There are no other possible other contenders, and both the EU and China, as already discussed, are in no position to seriously challenge U.S. hegemony.
Here we have a collision of possibilities: The transcending of capitalism and transition to a new economic system or the decreasing functionality of the world capitalist system should it persist for several more decades. Given the resiliency of capitalism, and the many tools available to it (not least military power), the latter scenario can’t be ruled out although it might be unlikely. Making any prediction on the lifespan of capitalism is fraught with difficulty, not least because of the many predictions of its collapse for well over a century. But capitalism as a system requires infinite growth, quite impossible on a finite planet and all the more dire given there is almost no place on Earth remaining into which it can expand.

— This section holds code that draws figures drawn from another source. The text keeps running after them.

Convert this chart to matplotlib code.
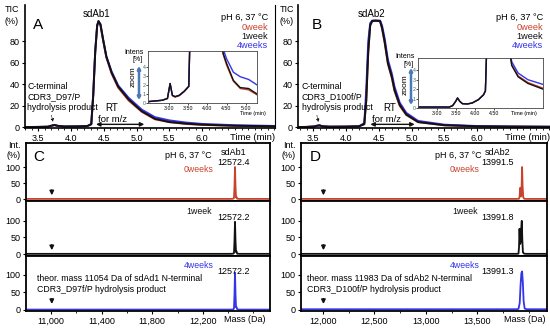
import matplotlib
matplotlib.use('Agg')
import matplotlib.pyplot as plt
from matplotlib.ticker import MultipleLocator

plt.rcParams['font.family'] = ['Liberation Sans', 'DejaVu Sans']

RED = '#c8432c'
BLUE = '#3434e8'
BLACK = '#111111'
ZOOM_BLUE = '#4a78b8'
W, H = 550, 330

# ---- TIC chromatograms, sdAb1 (panel A) ----
tA = [3.30, 3.50, 3.65, 3.70, 3.75, 3.80, 3.90, 4.10, 4.25, 4.31, 4.34, 4.37, 4.40, 4.42,
      4.45, 4.49, 4.54, 4.62, 4.72, 4.88, 5.08, 5.28, 5.50, 5.75, 6.00, 6.50, 7.11]
ticA_0w = [0.3, 0.4, 0.6, 1.4, 2.0, 1.3, 0.8, 0.9, 1.2, 3, 30, 70, 95, 98,
           95, 81, 65, 50, 37, 25, 14.5, 7.5, 4.8, 3.2, 2.3, 1.4, 0.9]
ticA_1w = [0.3, 0.4, 0.6, 1.5, 2.2, 1.4, 0.8, 0.9, 1.2, 3, 30, 70, 95, 99,
           96, 82, 66, 51, 38, 26, 15, 8, 5, 3.5, 2.5, 1.5, 1.0]
ticA_4w = [0.3, 0.4, 0.6, 1.5, 2.2, 1.4, 0.8, 0.9, 1.2, 3, 31, 71, 95, 99,
           96, 82, 66, 52, 39, 27.5, 16.5, 9.5, 6.5, 4.5, 3.2, 2.0, 1.3]

# ---- TIC chromatograms, sdAb2 (panel B) ----
tB = [3.27, 3.40, 3.52, 3.56, 3.60, 3.64, 3.75, 4.00, 4.20, 4.28, 4.31, 4.34, 4.37, 4.40,
      4.45, 4.52, 4.55, 4.59, 4.64, 4.70, 4.74, 4.82, 4.92, 5.10, 5.50, 6.00, 6.50, 7.11]
ticB_0w = [0.3, 0.4, 0.8, 1.5, 1.8, 1.0, 0.6, 0.7, 1.0, 3, 25, 70, 95, 99,
           99, 99, 92, 79, 59, 46, 34, 20, 11.5, 4.8, 1.9, 1.0, 0.7, 0.5]
ticB_1w = [0.3, 0.4, 0.8, 1.5, 1.8, 1.0, 0.6, 0.7, 1.0, 3, 25, 70, 95, 99,
           99.5, 99, 93, 80, 60, 47, 35, 21, 12, 5, 2, 1, 0.7, 0.5]
ticB_4w = [0.3, 0.4, 0.8, 1.5, 1.8, 1.0, 0.6, 0.7, 1.0, 4, 35, 80, 97, 99.5,
           99.5, 99.5, 95, 83, 63, 50, 38, 23, 13.5, 6, 2.5, 1.2, 0.8, 0.6]

# ---- zoomed insets (Intens %) ----
insA_t = [2.44, 2.81, 2.95, 3.02, 3.08, 3.15, 3.26, 3.39, 3.51, 3.54, 4.37, 4.41, 4.50,
          4.68, 4.86, 5.08, 5.30]
insA_0w = [0.15, 0.3, 0.5, 2.1, 0.8, 0.65, 0.8, 1.25, 1.8, 7, 7, 5.4, 4.2, 2.4, 1.6, 1.45, 0.9]
insA_1w = [0.15, 0.3, 0.5, 2.15, 0.85, 0.7, 0.85, 1.3, 1.85, 7, 7, 5.5, 4.4, 2.5, 1.7, 1.6, 1.0]
insA_4w = [0.15, 0.3, 0.5, 2.15, 0.85, 0.7, 0.85, 1.3, 1.85, 7, 7, 6, 4.9, 3.4, 2.9, 2.6, 2.0]

insB_t = [2.49, 3.32, 3.41, 3.49, 3.54, 3.60, 3.67, 3.80, 3.93, 4.10, 4.23, 4.28, 4.32,
          4.89, 4.98, 5.15, 5.41, 5.81]
insB_0w = [0.1, 0.1, 0.25, 0.7, 1.06, 0.7, 0.46, 0.43, 0.53, 0.9, 1.4, 1.8, 7, 7, 4.6, 3.4, 2.7, 2.1]
insB_1w = [0.1, 0.1, 0.25, 0.7, 1.06, 0.7, 0.46, 0.43, 0.53, 0.9, 1.4, 1.8, 7, 7, 4.5, 3.3, 2.6, 2.0]
insB_4w = [0.1, 0.1, 0.25, 0.7, 1.06, 0.7, 0.46, 0.43, 0.53, 0.9, 1.4, 1.8, 7, 7, 4.9, 3.7, 3.0, 2.5]

# ---- deconvoluted mass spectra (Int. %) ----
mC = [10801, 12420, 12440, 12447, 12451, 12455, 12459, 12463, 12467, 12472, 12490, 12732]
intC_0w = [0.5, 0.5, 1, 3, 40, 100, 40, 5, 7, 1, 0.5, 0.5]
intC_1w = [0.5, 0.5, 1, 3, 40, 97, 40, 6, 8, 1, 0.5, 0.5]
intC_4w = [1, 1, 1.5, 4, 45, 106, 45, 8, 9, 2, 1, 1]

mD_0w = [11787, 13880, 13905, 13911, 13916, 13921, 13926, 13931, 13935, 13940, 13946, 13955, 13975, 14177]
intD_0w = [0.5, 0.5, 1, 8, 35, 12, 8, 45, 100, 40, 6, 1, 0.5, 0.5]
mD_1w = [11787, 13880, 13900, 13905, 13910, 13916, 13921, 13927, 13932, 13937, 13943, 13955, 13975, 14177]
intD_1w = [0.5, 0.5, 1, 20, 76, 30, 35, 80, 100, 45, 5, 1, 0.5, 0.5]
mD_4w = [11787, 13880, 13900, 13912, 13920, 13928, 13935, 13942, 13950, 13960, 13980, 14177]
intD_4w = [2, 2, 3, 20, 70, 105, 110, 80, 25, 4, 2, 2]

week_labels = ['0week', '1week', '4weeks']
ms_week_labels = ['0weeks', '1week', '4weeks']
week_colors = [RED, BLACK, BLUE]

fig = plt.figure(figsize=(5.5, 3.3), dpi=100)


def box(x0, y0, x1, y1):
    return fig.add_axes([x0 / W, 1 - y1 / H, (x1 - x0) / W, (y1 - y0) / H])


def ftext(x, y, s, **kw):
    kw.setdefault('fontsize', 6.5)
    kw.setdefault('va', 'center')
    fig.text(x / W, 1 - y / H, s, **kw)


def farrow(x0, y0, x1, y1, **kw):
    fig.add_artist(matplotlib.patches.FancyArrowPatch(
        (x0 / W, 1 - y0 / H), (x1 / W, 1 - y1 / H), transform=fig.transFigure, **kw))


def tic_panel(ax, t, s0, s1, s4, xlim):
    ax.plot(t, s0, color=RED, lw=1.4)
    ax.plot(t, s4, color=BLUE, lw=1.4)
    ax.plot(t, s1, color=BLACK, lw=1.4)
    ax.set_xlim(xlim)
    ax.set_ylim(-0.6, 114)
    ax.set_xticks([3.5, 4.0, 4.5, 5.0, 5.5, 6.0])
    ax.xaxis.set_minor_locator(MultipleLocator(0.1))
    ax.set_yticks([0, 20, 40, 60, 80])
    ax.tick_params(labelsize=6.5, length=2.5, width=0.8, pad=1.5)
    ax.tick_params(which='minor', length=1.3, width=0.6)
    for side in ('top', 'right'):
        ax.spines[side].set_visible(False)
    for side in ('left', 'bottom'):
        ax.spines[side].set_linewidth(1.2)


def inset(ax, t, s0, s1, s4, xlim, ymax, xticks):
    ax.plot(t, s0, color=RED, lw=1.0)
    ax.plot(t, s4, color=BLUE, lw=1.0)
    ax.plot(t, s1, color=BLACK, lw=1.0)
    ax.set_xlim(xlim)
    ax.set_ylim(0, ymax)
    ax.set_xticks(xticks)
    ax.set_xticklabels(['%.2f' % v for v in xticks])
    ax.set_yticks([0, 1, 2, 3, 4])
    ax.tick_params(labelsize=3.8, length=1.2, width=0.5, pad=1)
    ax.tick_params(axis='y', labelcolor='#2f6f66', pad=0.5)
    for sp in ax.spines.values():
        sp.set_linewidth(0.6)
        sp.set_color('#444444')


def ms_panels(x0, x1, masses, ints, xlim, xticks, minor):
    tops = [143, 201, 256, 311]
    ylims = [(-6, 175), (-6, 160), (-3, 154)]
    axes = []
    for i in range(3):
        ax = box(x0, tops[i], x1, tops[i + 1])
        ax.plot(masses[i], ints[i], color=week_colors[i], lw=1.3)
        ax.set_xlim(xlim)
        ax.set_ylim(ylims[i])
        ax.set_yticks([0, 50, 100])
        ax.set_xticks(xticks)
        ax.xaxis.set_minor_locator(MultipleLocator(minor))
        ax.tick_params(labelsize=6.5, length=2.5, width=0.8, pad=1.5)
        ax.tick_params(which='minor', length=1.3, width=0.6)
        if i < 2:
            ax.tick_params(labelbottom=False)
        else:
            ax.set_xticklabels(['{:,}'.format(v) for v in xticks])
        for sp in ax.spines.values():
            sp.set_linewidth(1.3)
        axes.append(ax)
    return axes


# ---------------- panel A ----------------
axA = box(25, 5, 275, 128)
tic_panel(axA, tA, ticA_0w, ticA_1w, ticA_4w, (3.30, 7.11))
axA.spines['right'].set_visible(True)
axA.spines['right'].set_linewidth(0.8)
axA.annotate('', xy=(4.34, 2.8), xytext=(5.16, 2.8),
             arrowprops=dict(arrowstyle='<|-|>', color=BLACK, lw=1.0, mutation_scale=6))
axA.annotate('', xy=(3.74, 2.5), xytext=(3.69, 13.5),
             arrowprops=dict(arrowstyle='-|>', color=BLACK, lw=0.6, ls=':', mutation_scale=4))

insA = box(148, 51, 257, 103)
inset(insA, insA_t, insA_0w, insA_1w, insA_4w, (2.44, 5.30), 5.74, [3.0, 3.5, 4.0, 4.5, 5.0])

# ---------------- panel B ----------------
axB = box(298, 5, 550, 128)
tic_panel(axB, tB, ticB_0w, ticB_1w, ticB_4w, (3.27, 7.11))
axB.annotate('', xy=(4.33, 2.8), xytext=(5.09, 2.8),
             arrowprops=dict(arrowstyle='<|-|>', color=BLACK, lw=1.0, mutation_scale=6))
axB.annotate('', xy=(3.59, 2.3), xytext=(3.55, 13.5),
             arrowprops=dict(arrowstyle='-|>', color=BLACK, lw=0.6, ls=':', mutation_scale=4))

insB = box(418, 58, 543, 108)
inset(insB, insB_t, insB_0w, insB_1w, insB_4w, (2.49, 5.81), 5.3, [3.0, 3.5, 4.0, 4.5])

# ---------------- panels C and D ----------------
axC = ms_panels(26, 270, [mC, mC, mC], [intC_0w, intC_1w, intC_4w],
                (10801, 12732), [11000, 11400, 11800, 12200], 200)
axD = ms_panels(301, 547, [mD_0w, mD_1w, mD_4w], [intD_0w, intD_1w, intD_4w],
                (11787, 14177), [12000, 12500, 13000, 13500], 250)

arrow_kw = dict(arrowstyle='-|>', color=BLACK, lw=1.1, mutation_scale=6)
for ax, xa, spans in ((axC, 11005, [(37, 3), (36, 3), (40, 9)]),
                      (axD, 12005, [(37, 3), (36, 3), (40, 9)])):
    for a, (y0, y1) in zip(ax, spans):
        a.annotate('', xy=(xa, y1), xytext=(xa, y0), arrowprops=arrow_kw)

# ---------------- texts ----------------
for dx, letter, name, ctext in ((0, 'A', 'sdAb1', 'C-terminal\nCDR3_D97/P\nhydrolysis product'),
                                (275, 'B', 'sdAb2', 'C-terminal\nCDR3_D100f/P\nhydrolysis product')):
    ftext(19 + dx, 10, 'TIC', ha='right')
    ftext(19 + dx, 22, '(%)', ha='right')
    ftext(33 + dx + (4 if dx else 0), 25, letter, fontsize=11)
    ftext(97 + dx, 14, name, ha='center', fontsize=7)
    ftext(268 + dx, 17, 'pH 6, 37 °C', ha='right', fontsize=6.6)
    for lab, col, y in zip(week_labels, week_colors, (27.5, 36.5, 45)):
        ftext(268 + dx, y, lab, ha='right', color=col, fontsize=6.6)
    ftext(27 + dx, 97, ctext, ha='left', fontsize=6.3, linespacing=1.25)
    ftext(253 + dx, 137, 'Time (min)', ha='center', fontsize=6.8)

ftext(112, 108, 'RT', ha='center', fontsize=7)
ftext(112, 119, 'for m/z', ha='center', fontsize=6.8)
ftext(390, 108, 'RT', ha='center', fontsize=7)
ftext(387, 119, 'for m/z', ha='center', fontsize=6.8)

# inset decorations
ftext(144, 52, 'Intens', ha='right', fontsize=5)
ftext(143, 59.5, '[%]', ha='right', fontsize=5)
ftext(133, 77, 'zoom', rotation=90, ha='center', fontsize=6)
farrow(139, 63, 139, 103, arrowstyle='<|-|>', color=ZOOM_BLUE, lw=1.8, mutation_scale=4)
ftext(253, 114, 'Time (min)', ha='center', fontsize=4)

ftext(415, 57, 'Intens', ha='right', fontsize=5)
ftext(414, 64, '[%]', ha='right', fontsize=5)
ftext(405, 85, 'zoom', rotation=90, ha='center', fontsize=6)
farrow(411, 65, 411, 108, arrowstyle='<|-|>', color=ZOOM_BLUE, lw=1.8, mutation_scale=4)
ftext(524, 114, 'Time (min)', ha='center', fontsize=4)

# mass spectra texts
for dx, name, masses, theo in ((0, 'sdAb1', ['12572.4', '12572.2', '12572.2'],
                                'theor. mass 11054 Da of sdAd1 N-terminal\nCDR3_D97f/P hydrolysis product'),
                               (275, 'sdAb2', ['13991.5', '13991.8', '13991.3'],
                                'theor. mass 11983 Da of sdAb2 N-terminal\nCDR3_D100f/P hydrolysis product')):
    ftext(21 + dx, 146, 'Int.', ha='right')
    ftext(21 + dx, 155, '(%)', ha='right')
    ftext(33 + dx + (2 if dx else 0), 157, 'C' if dx == 0 else 'D', fontsize=11)
    ftext(165 + dx - (5 if dx else 0), 155, 'pH 6, 37 °C', ha='left')
    mx = 234 + dx - (11 if dx else 0)
    ftext(mx, 152, name, ha='center')
    ftext(mx, 162, masses[0], ha='center')
    lx = 199 + dx - (9 if dx else 0)
    for lab, col, y in zip(ms_week_labels, week_colors, (169, 212, 265)):
        ftext(lx, y, lab, ha='center', color=col, fontsize=6.3)
    ftext(mx, 217, masses[1], ha='center')
    ftext(mx, 272, masses[2], ha='center')
    ftext(37 + dx - (5 if dx else 0), 284, theo, ha='left', fontsize=6.3, linespacing=1.25)
    ftext(245 + dx + (5 if dx else 0), 320, 'Mass (Da)', ha='center')

fig.savefig('out.png', dpi=100)
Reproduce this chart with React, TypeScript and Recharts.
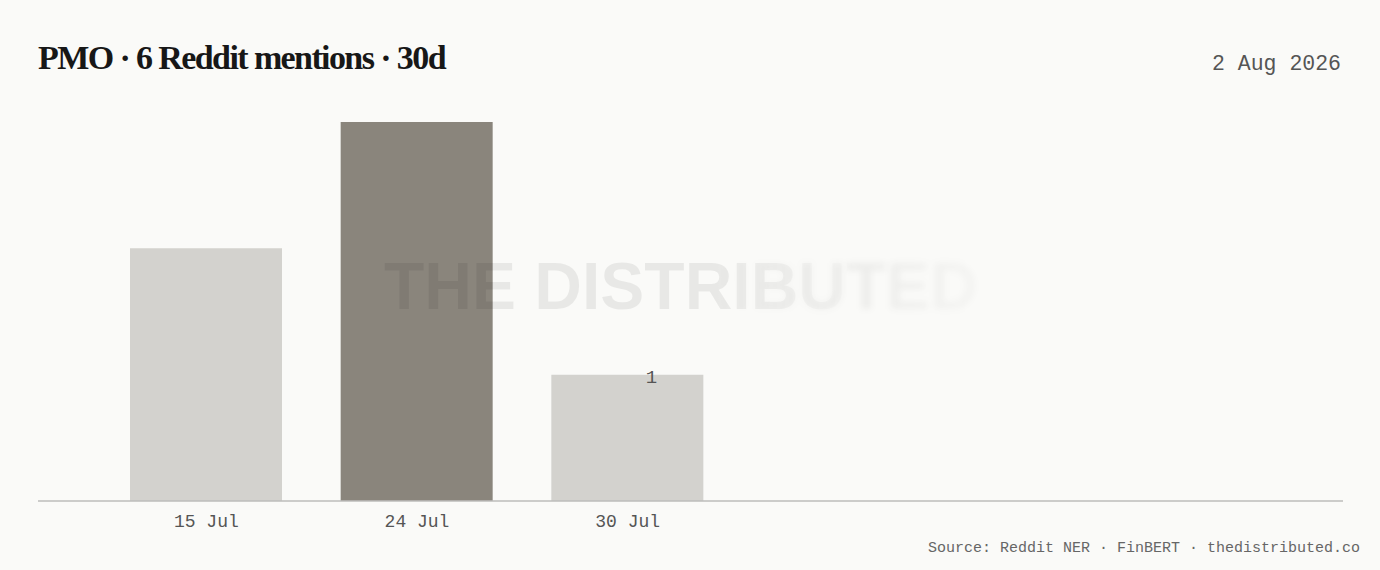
import React from 'react';
import { BarChart, Bar, XAxis, YAxis, Cell, LabelList } from 'recharts';

const days = ['15 Jul', '24 Jul', '30 Jul'];
const mentions = [2, 3, 1];
const valueLabels = ['', '', '1'];
const peakDay = '24 Jul';

const BG = '#fafaf8';
const BAR = '#d3d2ce';
const BAR_PEAK = '#8a857c';
const MONO = '"Liberation Mono", "DejaVu Sans Mono", monospace';

const chartData = days.map((day, i) => ({ day, mentions: mentions[i], label: valueLabels[i] }));

// label sits a bit right of bar centre, straddling the top edge
const ValueLabel = (props: any) => {
  const { x, y, width, value } = props;
  if (!value) return null;
  return (
    <text x={x + width / 2 + 24} y={y + 8} textAnchor="middle" fill="#555" fontFamily={MONO} fontSize={19}>
      {value}
    </text>
  );
};

const Watermark = () => (
  <svg width={1380} height={570} style={{ position: 'absolute', left: 0, top: 0, pointerEvents: 'none' }}>
    <defs>
      <linearGradient id="wmFade" x1="383" x2="985" y1="0" y2="0" gradientUnits="userSpaceOnUse">
        <stop offset="0" stopColor="#fff" stopOpacity={1} />
        <stop offset="0.55" stopColor="#fff" stopOpacity={1} />
        <stop offset="0.8" stopColor="#fff" stopOpacity={0} />
      </linearGradient>
      <linearGradient id="wmFadeBlur" x1="383" x2="985" y1="0" y2="0" gradientUnits="userSpaceOnUse">
        <stop offset="0.55" stopColor="#fff" stopOpacity={0} />
        <stop offset="0.8" stopColor="#fff" stopOpacity={1} />
        <stop offset="1" stopColor="#fff" stopOpacity={0.4} />
      </linearGradient>
      <mask id="wmMask" maskUnits="userSpaceOnUse" x="0" y="0" width="1380" height="570">
        <rect x="0" y="0" width="1380" height="570" fill="url(#wmFade)" />
      </mask>
      <mask id="wmMaskBlur" maskUnits="userSpaceOnUse" x="0" y="0" width="1380" height="570">
        <rect x="0" y="0" width="1380" height="570" fill="url(#wmFadeBlur)" />
      </mask>
      <filter id="wmBlur" x="-10%" y="-30%" width="120%" height="160%">
        <feGaussianBlur stdDeviation="3" />
      </filter>
    </defs>
    <g mask="url(#wmMask)">
      <text x={681} y={309} textAnchor="middle" fontFamily='"Liberation Sans", Arial, sans-serif' fontWeight={700} fontSize={66} fill="#000" fillOpacity={0.07}>
        THE DISTRIBUTED
      </text>
    </g>
    <g mask="url(#wmMaskBlur)">
      <text x={681} y={309} textAnchor="middle" fontFamily='"Liberation Sans", Arial, sans-serif' fontWeight={700} fontSize={66} fill="#000" fillOpacity={0.05} filter="url(#wmBlur)">
        THE DISTRIBUTED
      </text>
    </g>
  </svg>
);

export default function App() {
  return (
    <div style={{ position: 'absolute', left: 0, top: 0, width: 1380, height: 570, background: BG, overflow: 'hidden' }}>
      <div style={{ position: 'absolute', left: 38, top: 39, fontFamily: '"Liberation Serif", serif', fontWeight: 700, fontSize: 34, letterSpacing: -1.6, color: '#171717', whiteSpace: 'nowrap' }}>
        PMO · 6 Reddit mentions · 30d
      </div>
      <div style={{ position: 'absolute', right: 39, top: 54, lineHeight: 1, fontFamily: MONO, fontSize: 21.5, color: '#555', whiteSpace: 'nowrap' }}>
        2 Aug 2026
      </div>

      <BarChart width={1380} height={570} data={chartData} margin={{ top: 122, right: 37, bottom: 39, left: 38 }}>
        <YAxis hide domain={[0, 3]} />
        <XAxis
          dataKey="day"
          height={30}
          padding={{ left: 63, right: 610 }}
          axisLine={{ stroke: '#bdbdbb', strokeWidth: 1.5 }}
          tickLine={false}
          tickMargin={7}
          tick={{ fill: '#555', fontFamily: MONO, fontSize: 18 }}
        />
        <Bar dataKey="mentions" barSize={152} isAnimationActive={false}>
          {chartData.map((d) => (
            <Cell key={d.day} fill={d.day === peakDay ? BAR_PEAK : BAR} />
          ))}
          <LabelList dataKey="label" content={ValueLabel} />
        </Bar>
      </BarChart>

      <Watermark />

      <div style={{ position: 'absolute', right: 20, top: 541, lineHeight: 1, fontFamily: MONO, fontSize: 15, color: '#666', whiteSpace: 'nowrap' }}>
        Source: Reddit NER · FinBERT · thedistributed.co
      </div>
    </div>
  );
}
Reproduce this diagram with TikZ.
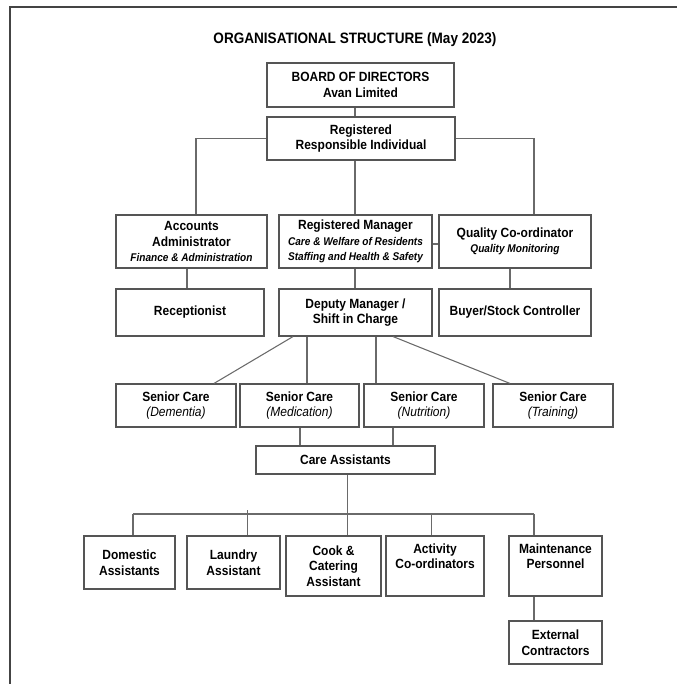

Although we can’t know what the expiration date of capitalism will be, it will almost certainly be sometime in the current century. But it won’t be followed by something better without a global movement of movements working across borders with a conscious aim of bringing a better world into being. In the absence of such movements, capitalism is likely to hang on for decades to come. In that scenario, what country or bloc could replace the U.S. as the center? And would we want a new center to dictate to the rest of the world? In a world of economic democracy (what we can call socialism) where all nations and societies can develop in their own way, in harmony with the environment and without the need to expand, and with production done for human need rather than corporate profit, there would no global center or hegemon and no need for one. Capitalism, however, can’t function without a center that uses financial, military and all other means to keep itself in the saddle and the rest of the world in line.
Yes, the day of U.S. dethronement will come, as will the end of capitalism. But the former is not going to happen any time soon, however much millions around the world wish that to be so, and the latter is what we should be working toward. A better world is possible; a gentler and kinder capitalism with a different center is not.